What you need to do
From the listing below, extract every line in which the word "that" appears.

Available data
◆ ◆ ◆ ◆ ◆

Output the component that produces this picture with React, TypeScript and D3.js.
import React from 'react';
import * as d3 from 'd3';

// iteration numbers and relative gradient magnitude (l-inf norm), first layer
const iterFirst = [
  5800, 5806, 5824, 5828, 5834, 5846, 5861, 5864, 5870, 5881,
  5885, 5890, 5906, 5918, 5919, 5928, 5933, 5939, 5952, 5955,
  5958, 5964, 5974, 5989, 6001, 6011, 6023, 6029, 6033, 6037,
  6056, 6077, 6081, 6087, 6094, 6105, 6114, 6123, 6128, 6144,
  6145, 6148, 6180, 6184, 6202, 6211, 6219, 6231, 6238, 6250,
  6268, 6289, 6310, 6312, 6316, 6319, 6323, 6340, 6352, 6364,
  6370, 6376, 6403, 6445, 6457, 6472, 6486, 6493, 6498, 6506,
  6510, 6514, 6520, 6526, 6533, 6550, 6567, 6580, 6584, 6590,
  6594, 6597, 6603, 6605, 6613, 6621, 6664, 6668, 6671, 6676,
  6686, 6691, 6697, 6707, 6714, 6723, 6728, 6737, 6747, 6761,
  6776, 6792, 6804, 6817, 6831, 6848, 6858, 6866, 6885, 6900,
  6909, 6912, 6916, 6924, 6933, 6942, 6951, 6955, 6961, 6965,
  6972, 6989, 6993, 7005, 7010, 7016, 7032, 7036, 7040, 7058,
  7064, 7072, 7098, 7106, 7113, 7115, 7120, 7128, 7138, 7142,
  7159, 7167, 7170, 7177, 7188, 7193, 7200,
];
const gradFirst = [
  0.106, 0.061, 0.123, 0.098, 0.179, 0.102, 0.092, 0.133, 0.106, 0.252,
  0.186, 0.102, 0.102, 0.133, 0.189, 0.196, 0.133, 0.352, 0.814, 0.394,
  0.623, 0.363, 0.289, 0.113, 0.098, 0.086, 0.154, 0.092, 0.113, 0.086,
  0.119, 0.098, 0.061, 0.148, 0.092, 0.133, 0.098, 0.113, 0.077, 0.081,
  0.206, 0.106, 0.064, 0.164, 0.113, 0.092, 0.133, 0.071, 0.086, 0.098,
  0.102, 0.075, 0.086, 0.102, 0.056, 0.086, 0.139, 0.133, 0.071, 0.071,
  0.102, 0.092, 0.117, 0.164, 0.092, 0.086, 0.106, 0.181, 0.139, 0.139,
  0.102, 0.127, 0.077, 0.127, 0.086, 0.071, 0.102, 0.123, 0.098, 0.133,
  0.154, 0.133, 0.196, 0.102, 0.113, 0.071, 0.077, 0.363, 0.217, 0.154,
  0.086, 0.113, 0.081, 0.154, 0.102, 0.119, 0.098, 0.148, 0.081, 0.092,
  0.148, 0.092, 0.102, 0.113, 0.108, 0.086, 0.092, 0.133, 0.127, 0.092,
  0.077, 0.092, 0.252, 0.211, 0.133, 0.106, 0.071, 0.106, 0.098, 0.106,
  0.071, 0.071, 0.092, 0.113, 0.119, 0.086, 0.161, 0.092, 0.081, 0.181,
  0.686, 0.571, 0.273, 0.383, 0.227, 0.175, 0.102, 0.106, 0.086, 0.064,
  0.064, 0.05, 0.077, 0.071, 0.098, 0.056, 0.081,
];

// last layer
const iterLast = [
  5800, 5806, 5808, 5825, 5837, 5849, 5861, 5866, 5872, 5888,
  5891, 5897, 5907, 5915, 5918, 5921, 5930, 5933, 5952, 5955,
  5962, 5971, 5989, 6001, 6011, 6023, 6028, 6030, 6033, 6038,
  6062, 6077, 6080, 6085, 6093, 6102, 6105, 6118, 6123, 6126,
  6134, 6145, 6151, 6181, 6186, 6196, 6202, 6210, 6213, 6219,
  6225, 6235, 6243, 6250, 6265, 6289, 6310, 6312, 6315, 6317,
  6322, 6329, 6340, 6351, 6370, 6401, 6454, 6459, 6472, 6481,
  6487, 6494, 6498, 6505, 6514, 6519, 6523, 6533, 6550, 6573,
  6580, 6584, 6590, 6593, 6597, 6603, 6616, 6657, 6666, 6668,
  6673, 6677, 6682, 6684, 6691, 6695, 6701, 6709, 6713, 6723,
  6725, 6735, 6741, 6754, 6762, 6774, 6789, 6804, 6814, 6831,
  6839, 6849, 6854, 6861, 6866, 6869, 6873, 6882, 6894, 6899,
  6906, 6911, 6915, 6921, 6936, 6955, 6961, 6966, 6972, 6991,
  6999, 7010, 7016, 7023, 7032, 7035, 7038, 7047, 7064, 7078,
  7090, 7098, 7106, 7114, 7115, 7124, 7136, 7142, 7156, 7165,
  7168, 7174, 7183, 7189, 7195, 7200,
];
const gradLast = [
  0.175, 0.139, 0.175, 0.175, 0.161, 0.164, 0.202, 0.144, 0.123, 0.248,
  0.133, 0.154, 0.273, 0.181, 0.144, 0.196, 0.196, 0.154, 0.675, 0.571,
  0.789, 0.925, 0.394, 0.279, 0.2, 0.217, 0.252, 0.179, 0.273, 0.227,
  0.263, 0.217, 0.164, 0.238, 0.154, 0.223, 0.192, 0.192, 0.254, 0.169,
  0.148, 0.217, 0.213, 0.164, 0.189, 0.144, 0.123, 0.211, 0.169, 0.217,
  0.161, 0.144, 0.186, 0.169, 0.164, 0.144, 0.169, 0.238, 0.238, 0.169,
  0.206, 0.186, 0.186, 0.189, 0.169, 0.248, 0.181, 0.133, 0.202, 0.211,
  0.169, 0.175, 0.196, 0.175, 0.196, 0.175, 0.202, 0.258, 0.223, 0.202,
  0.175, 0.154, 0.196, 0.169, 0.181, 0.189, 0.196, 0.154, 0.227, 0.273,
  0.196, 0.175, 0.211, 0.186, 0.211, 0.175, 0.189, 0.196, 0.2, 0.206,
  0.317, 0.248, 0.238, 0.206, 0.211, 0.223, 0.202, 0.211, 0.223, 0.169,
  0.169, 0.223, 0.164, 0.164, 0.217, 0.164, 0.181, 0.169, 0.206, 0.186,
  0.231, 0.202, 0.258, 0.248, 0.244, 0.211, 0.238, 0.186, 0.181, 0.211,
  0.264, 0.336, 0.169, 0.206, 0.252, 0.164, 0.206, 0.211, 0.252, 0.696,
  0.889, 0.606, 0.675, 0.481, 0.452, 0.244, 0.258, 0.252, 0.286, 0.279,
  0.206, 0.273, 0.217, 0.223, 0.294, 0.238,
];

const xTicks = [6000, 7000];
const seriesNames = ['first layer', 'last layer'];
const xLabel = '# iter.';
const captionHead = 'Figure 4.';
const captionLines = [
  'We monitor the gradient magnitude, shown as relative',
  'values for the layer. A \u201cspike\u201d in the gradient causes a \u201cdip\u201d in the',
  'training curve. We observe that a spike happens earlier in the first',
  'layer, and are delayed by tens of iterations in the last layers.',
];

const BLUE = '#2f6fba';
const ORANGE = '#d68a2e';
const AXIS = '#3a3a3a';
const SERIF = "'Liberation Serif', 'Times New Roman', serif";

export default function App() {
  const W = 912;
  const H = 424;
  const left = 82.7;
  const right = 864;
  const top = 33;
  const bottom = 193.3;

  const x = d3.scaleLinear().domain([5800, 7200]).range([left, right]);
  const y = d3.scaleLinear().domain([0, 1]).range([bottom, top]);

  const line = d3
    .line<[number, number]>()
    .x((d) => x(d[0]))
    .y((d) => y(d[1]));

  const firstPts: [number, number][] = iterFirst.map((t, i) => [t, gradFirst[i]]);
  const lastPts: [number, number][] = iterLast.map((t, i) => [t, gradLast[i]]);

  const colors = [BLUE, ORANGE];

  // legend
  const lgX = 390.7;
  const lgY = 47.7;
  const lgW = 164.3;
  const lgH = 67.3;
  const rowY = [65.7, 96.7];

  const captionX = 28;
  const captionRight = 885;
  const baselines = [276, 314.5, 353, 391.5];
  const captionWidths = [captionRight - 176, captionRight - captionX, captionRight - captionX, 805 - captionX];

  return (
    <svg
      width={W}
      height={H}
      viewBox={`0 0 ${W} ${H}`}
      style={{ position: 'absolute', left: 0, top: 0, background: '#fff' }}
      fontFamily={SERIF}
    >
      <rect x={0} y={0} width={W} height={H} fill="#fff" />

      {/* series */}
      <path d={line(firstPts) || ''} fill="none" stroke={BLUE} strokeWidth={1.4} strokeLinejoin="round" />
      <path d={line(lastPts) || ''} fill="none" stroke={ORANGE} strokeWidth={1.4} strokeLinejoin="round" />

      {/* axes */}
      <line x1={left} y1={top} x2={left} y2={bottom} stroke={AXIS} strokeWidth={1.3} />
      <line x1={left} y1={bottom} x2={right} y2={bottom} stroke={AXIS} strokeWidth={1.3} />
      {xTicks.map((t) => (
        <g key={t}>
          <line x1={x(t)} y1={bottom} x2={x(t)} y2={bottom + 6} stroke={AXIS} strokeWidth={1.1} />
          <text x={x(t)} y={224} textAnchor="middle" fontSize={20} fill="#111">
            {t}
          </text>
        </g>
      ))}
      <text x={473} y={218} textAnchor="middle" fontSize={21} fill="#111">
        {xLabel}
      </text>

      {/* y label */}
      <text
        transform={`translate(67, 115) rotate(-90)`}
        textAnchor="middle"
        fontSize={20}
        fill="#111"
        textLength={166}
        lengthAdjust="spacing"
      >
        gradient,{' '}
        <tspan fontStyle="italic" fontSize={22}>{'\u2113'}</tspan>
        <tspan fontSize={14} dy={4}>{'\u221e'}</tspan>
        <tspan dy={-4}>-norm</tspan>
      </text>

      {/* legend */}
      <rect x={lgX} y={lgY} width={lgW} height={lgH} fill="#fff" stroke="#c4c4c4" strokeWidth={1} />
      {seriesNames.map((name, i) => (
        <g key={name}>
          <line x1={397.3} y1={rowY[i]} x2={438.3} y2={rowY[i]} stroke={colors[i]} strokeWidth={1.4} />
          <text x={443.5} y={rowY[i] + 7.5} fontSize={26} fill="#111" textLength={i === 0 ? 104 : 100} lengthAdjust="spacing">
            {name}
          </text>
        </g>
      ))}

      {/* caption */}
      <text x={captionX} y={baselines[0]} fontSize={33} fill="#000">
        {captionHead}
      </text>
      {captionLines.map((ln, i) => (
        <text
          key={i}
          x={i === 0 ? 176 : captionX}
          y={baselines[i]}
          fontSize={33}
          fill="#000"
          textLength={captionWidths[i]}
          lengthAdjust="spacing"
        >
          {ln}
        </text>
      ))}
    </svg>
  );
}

◆ ◆ ◆ ◆ ◆

Task answer
Output the component that produces this picture with React, TypeScript and D3.js.
  'training curve. We observe that a spike happens earlier in the first',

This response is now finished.